I could have easily gotten angry at this person and the conversation could have gone way differently. But we kept talking, we kept learning about each other. We kept the dialogue opened and comfortable instead of it being a battle of life experiences. We each shared our own life experiences and walked away from the conversation better people. That is the day I got inspired to write this piece. Although, I already had the perspective of not taking things too personally, I wanted to share it here.
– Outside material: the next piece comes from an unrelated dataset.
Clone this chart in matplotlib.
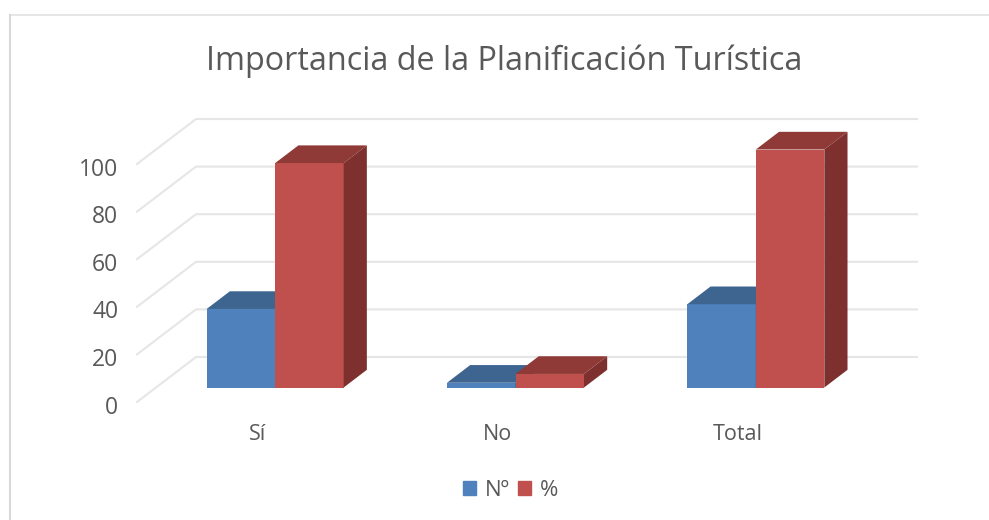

I think these types of things can be used to open dialogue but because many humans are very emotionally driven, I can understand how it’s hard to do it sometimes. But if you can do it, I’d say use the opportunity to learn. Ask the person to elaborate, ask them what makes them think that. We cannot force our beliefs on another person but sharing perspectives in a positive manner can still plant seeds in another person’s life. You never know when you’re the breath of fresh air or the light that makes a person change their ideas for the better.
I have walked this earth a certain number of years and I have a certain number of experiences which make me who I am today. But as far as the way I think — I allow it to be ever changing. That’s not to say I don’t stand for something but I try to remain flexible in my approach with life. I try not to walk the earth thinking my way is the only way but many people do. So, when I am in conversation with people I immediately remind myself — they are speaking from their eyes, not mine. We haven’t seen the same things and we haven’t been to the same places (mentally, emotionally, physically, etc).
It’s easy to make the mistake of thinking we all operate the same way. In some cases we do — we all eat, sleep, use the bathroom, etc. But our unique life paths can be so drastically different that we never know what a person is really thinking or feeling under all the layers.
And from this perspective, it’s why I continuously practice seeing beyond words.